En Brasil, en el año que se cumplió, decenas de indígenas fueron asesinados por su lucha pacífica para mantenerse en sus territorios ancestrales. Para los pueblos indígenas, esa persistencia en la lucha por no dejar su tierra no es solamente una cuestión de necesidad material, sino de fe y espiritualidad. La relación con la tierra es para estas personas un sacramento de la intimidad con el misterio divino.
Como quiera que fueran muy incomprendidos y su fe, muy condenada, los indios e indias aprendieron a mantenerla como misterio. Una vez, un anciano indígena me dijo: “Es más fácil hablar de mi vida sexual que de mi religión”.

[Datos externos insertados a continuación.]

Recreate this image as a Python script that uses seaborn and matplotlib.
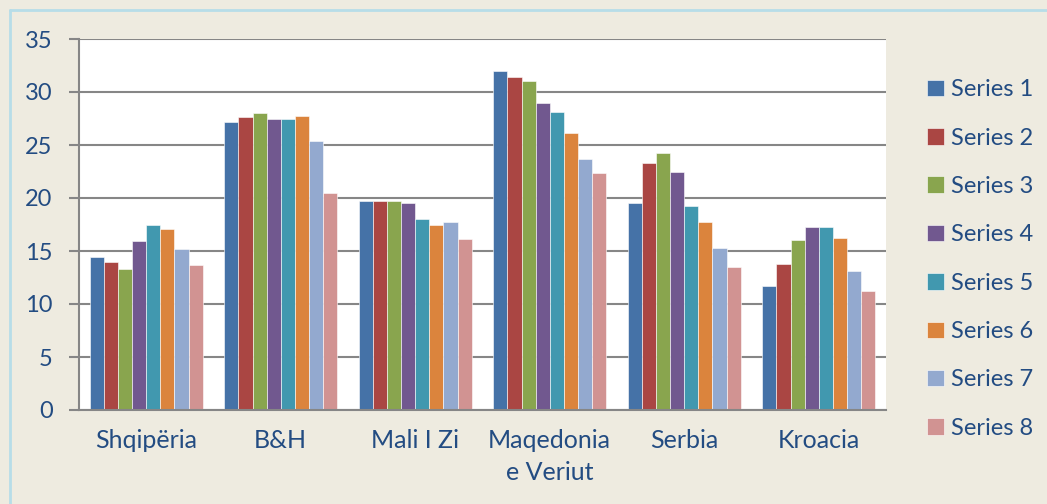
# Grouped bar chart - eight series across six countries
import numpy as np
import pandas as pd
import seaborn as sns
import matplotlib.pyplot as plt
from matplotlib.lines import Line2D

# DATA
countries = ['Shqipëria', 'B&H', 'Mali I Zi', 'Maqedonia\ne Veriut', 'Serbia', 'Kroacia']
series_names = ['Series 1', 'Series 2', 'Series 3', 'Series 4',
                'Series 5', 'Series 6', 'Series 7', 'Series 8']
series_1 = [14.4, 27.2, 19.7, 32.0, 19.5, 11.7]
series_2 = [14.0, 27.6, 19.7, 31.4, 23.3, 13.75]
series_3 = [13.3, 28.0, 19.7, 31.0, 24.2, 16.0]
series_4 = [15.9, 27.5, 19.5, 29.0, 22.5, 17.3]
series_5 = [17.5, 27.5, 18.0, 28.1, 19.2, 17.3]
series_6 = [17.1, 27.7, 17.5, 26.1, 17.7, 16.2]
series_7 = [15.2, 25.4, 17.7, 23.7, 15.25, 13.1]
series_8 = [13.7, 20.5, 16.1, 22.4, 13.5, 11.2]
yticks = [0, 5, 10, 15, 20, 25, 30, 35]

colors = ['#4572A7', '#AA4643', '#89A54E', '#71588F',
          '#4198AF', '#DB843D', '#93A9CF', '#D19392']

all_series = [series_1, series_2, series_3, series_4,
              series_5, series_6, series_7, series_8]
rows = []
for name, vals in zip(series_names, all_series):
    for c, v in zip(countries, vals):
        rows.append({'Country': c, 'Series': name, 'Value': v})
df = pd.DataFrame(rows)

# STYLE
sns.set_theme(style='white')
plt.rcParams['font.family'] = ['Lato', 'DejaVu Sans']
bg = '#EEEBE0'
text_col = '#234C82'
grid_col = '#868686'

fig = plt.figure(figsize=(10.47, 5.04), dpi=100, facecolor=bg)
ax = fig.add_axes([79 / 1047, 1 - 410 / 504, (886 - 79) / 1047, (410 - 39) / 504])
ax.set_facecolor('white')

sns.barplot(data=df, x='Country', y='Value', hue='Series', palette=colors,
            width=0.84, gap=0, ax=ax, edgecolor='#FFFFFF', linewidth=0.4,
            saturation=1)

ax.set_ylim(0, 35)
ax.set_xlim(-0.5, len(countries) - 0.5)
ax.set_yticks(yticks)
ax.yaxis.grid(True, color=grid_col, linewidth=1.5)
ax.set_axisbelow(True)
ax.set_xlabel('')
ax.set_ylabel('')

for s in ['top', 'right']:
    ax.spines[s].set_visible(False)
for s in ['left', 'bottom']:
    ax.spines[s].set_color(grid_col)
    ax.spines[s].set_linewidth(1.5)

# category labels at centres, tick marks at boundaries
ax.set_xticks(np.arange(len(countries)))
ax.set_xticklabels(countries, color=text_col, fontsize=18, linespacing=1.45)
ax.set_xticks(np.arange(len(countries) + 1) - 0.5, minor=True)
ax.tick_params(axis='x', which='major', length=0, pad=14)
ax.tick_params(axis='x', which='minor', length=7, width=1.5, color=grid_col, direction='out')
ax.tick_params(axis='y', length=7, width=1.5, color=grid_col, direction='out',
               labelsize=17, labelcolor=text_col, pad=12, left=True)

# legend
handles, labels = ax.get_legend_handles_labels()
ax.get_legend().remove()
leg = fig.legend(handles, labels, loc='center left',
                 bbox_to_anchor=(927 / 1047, 1 - 259 / 504),
                 bbox_transform=fig.transFigure,
                 frameon=False, fontsize=17, handlelength=0.7, handleheight=0.7,
                 handletextpad=0.3, labelspacing=1.16, borderpad=0,
                 borderaxespad=0)
for t in leg.get_texts():
    t.set_color(text_col)

# outer border, only top and left edges visible
border_col = '#B7DDE8'
fig.add_artist(Line2D([10 / 1047, 1], [1 - 10 / 504, 1 - 10 / 504],
                      transform=fig.transFigure, color=border_col, linewidth=2))
fig.add_artist(Line2D([10 / 1047, 10 / 1047], [0, 1 - 10 / 504],
                      transform=fig.transFigure, color=border_col, linewidth=2))

fig.savefig('out.png', dpi=100, facecolor=bg)
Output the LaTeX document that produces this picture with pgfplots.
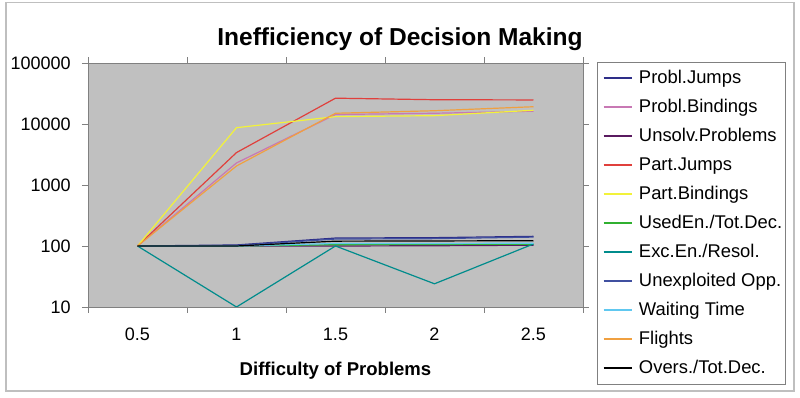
\documentclass[border=0pt]{standalone}
\usepackage{pgfplots}
\pgfplotsset{compat=1.18}
\usepackage{fontspec}
\setmainfont{Liberation Sans}
\definecolor{plotbg}{HTML}{C0C0C0}
\definecolor{axgray}{HTML}{808080}
\definecolor{cPJ}{HTML}{2E2E88}
\definecolor{cPB}{HTML}{C878B4}
\definecolor{cUP}{HTML}{5A1A60}
\definecolor{cPaJ}{HTML}{E0403C}
\definecolor{cPaB}{HTML}{F2F23A}
\definecolor{cUE}{HTML}{30B030}
\definecolor{cEE}{HTML}{008C8C}
\definecolor{cUO}{HTML}{4050A0}
\definecolor{cWT}{HTML}{60C8F0}
\definecolor{cFl}{HTML}{F0A040}
\definecolor{cOv}{HTML}{000000}
\begin{document}
\begin{tikzpicture}
\path[use as bounding box] (0,0) rectangle (600pt,298.5pt);
\draw[gray!50, line width=0.8pt] (4.5pt,5.25pt) rectangle (595.5pt,296.5pt);
\node[font=\bfseries\fontsize{18.4}{21}\selectfont] at (300pt,269pt) {Inefficiency of Decision Making};
\begin{axis}[
  at={(66pt,68.25pt)}, anchor=south west,
  scale only axis, width=371.25pt, height=183pt,
  ymode=log, ymin=10, ymax=100000,
  xmin=-0.5, xmax=4.5,
  xtick={0,1,2,3,4}, xticklabels={0.5,1,1.5,2,2.5},
  major x tick style={draw=none},
  minor xtick={-0.5,0.5,1.5,2.5,3.5,4.5},
  minor x tick style={axgray},
  ytick={10,100,1000,10000,100000},
  yticklabels={10,100,1000,10000,100000},
  yminorticks=false,
  major y tick style={axgray},
  tick align=outside,
  major tick length=4.5pt, minor tick length=4.5pt,
  axis line style={axgray},
  axis background/.style={fill=plotbg},
  tick label style={font=\fontsize{13.5}{15}\selectfont},
  /pgf/number format/assume math mode=true,
  xticklabel style={yshift=-8pt},
  yticklabel style={xshift=-5pt},
  xlabel={\bfseries Difficulty of Problems},
  xlabel style={font=\fontsize{13.9}{16}\selectfont, yshift=-9pt},
  legend style={at={(1.028,1.004)}, anchor=north west, draw=axgray,
    font=\fontsize{13.8}{15}\selectfont, row sep=3.75pt, inner xsep=0pt, inner ysep=3pt,
    nodes={text height=10.5pt, text depth=3pt, inner ysep=2.25pt}},
  legend cell align=left,
  legend image code/.code={\path (-4.5pt,0pt); \draw[#1, line width=1.2pt] (0pt,0pt) -- (21pt,0pt); \path (24pt,0pt);},
  every axis plot/.append style={line width=0.9pt},
  clip=true,
]
\addplot[color=cPJ] coordinates {(0,100) (1,104) (2,135) (3,137) (4,144)};
\addlegendentry{Probl.Jumps}
\addplot[color=cPB] coordinates {(0,100) (1,2300) (2,14300) (3,15000) (4,16200)};
\addlegendentry{Probl.Bindings}
\addplot[color=cUP] coordinates {(0,100) (1,100) (2,100) (3,101) (4,103)};
\addlegendentry{Unsolv.Problems}
\addplot[color=cPaJ] coordinates {(0,100) (1,3400) (2,26500) (3,25000) (4,24800)};
\addlegendentry{Part.Jumps}
\addplot[color=cPaB] coordinates {(0,100) (1,8700) (2,13200) (3,13700) (4,16800)};
\addlegendentry{Part.Bindings}
\addplot[color=cUE] coordinates {(0,100) (1,100) (2,105) (3,106) (4,107)};
\addlegendentry{UsedEn./Tot.Dec.}
\addplot[color=cEE] coordinates {(0,100) (1,10) (2,100) (3,24) (4,108)};
\addlegendentry{Exc.En./Resol.}
\addplot[color=cUO] coordinates {(0,100) (1,102) (2,130) (3,132) (4,140)};
\addlegendentry{Unexploited Opp.}
\addplot[color=cWT] coordinates {(0,100) (1,100) (2,110) (3,110) (4,111)};
\addlegendentry{Waiting Time}
\addplot[color=cFl] coordinates {(0,100) (1,2050) (2,15000) (3,16500) (4,19200)};
\addlegendentry{Flights}
\addplot[color=cOv] coordinates {(0,100) (1,100) (2,120) (3,121) (4,122)};
\addlegendentry{Overs./Tot.Dec.}
\end{axis}
\end{tikzpicture}
\end{document}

Actualmente, la cultura occidental no parece capaz de garantizar la continuidad de la vida sobre la tierra. Las religiones dominantes no han logrado desarrollar una mística ecológica que proteja la tierra. Por eso, los pueblos indígenas tienen abierto algo de su cultura religiosa para ayudar a la humanidad a cuidar de la madre tierra herida y a corregir el camino de la sociedad. En el pasado, los indios e indias fueron criticados por ser panteístas, como si afirmaran que las piedras, los ríos y animales –todo- es un dios. Esa visión es superficial y falsa. Los indios e indias no creen que todo es un dios, sino que Dios está en todo, presente en su misterio de amor. En los Andes, los quétchua, aymara y otros pueblos adoran a Dios presente en las montañas heladas y en el espíritu del cóndor y de los lagos andinos. En la Amazonia, los pueblos nativos veneran “la madre del río”. En el sur, el pueblo guaraní vive siempre la búsqueda de la Tierra sin Males.
Esos caminos espirituales pueden enseñar mucho a quien vive la fe cristiana. Ante todo, podemos aprender con las tradiciones indígenas la humildad de renunciar a definir cómo es Dios. Las espiritualidades amerindias nos hacen volver al precepto bíblico de no pronunciar el nombre divino. Por otro lado, su carácter comunitario es una profecía en ese mundo individualista. La comunidad es considerada como pedagogía de la intimidad con el Espíritu. También es importante el hecho de que los indios y las indias no pueden vivir el contacto con la divinidad sin apelar a la corporalidad, al erotismo y a los sentidos. El cuerpo, asumido como sagrado, ayuda a las personas a integrar mejor las dimensiones masculina e femenina del ser. Finalmente, la dimensión ecológica de la espiritualidad es esencial al mundo actual. Cuando, en los años ochenta, visité a Don Leônidas Proaño, pastor de los indios y las indias en Ecuador, me condujo a una ermita frente a uno de los más bellos volcanes helados de la región. En su ermita no había imagines. Solo una pared de vidrio que mostraba el volcán. El obispo me dijo: “Adoro esa montaña”. Para provocar, reaccioné: “Pensé que usted adoraba solo a Dios”. Él preguntó: “¿Hay alguna diferencia?”. Esa es la marca de la espiritualidad india en ese pastor, dimensión a la que se nos llama a vivir.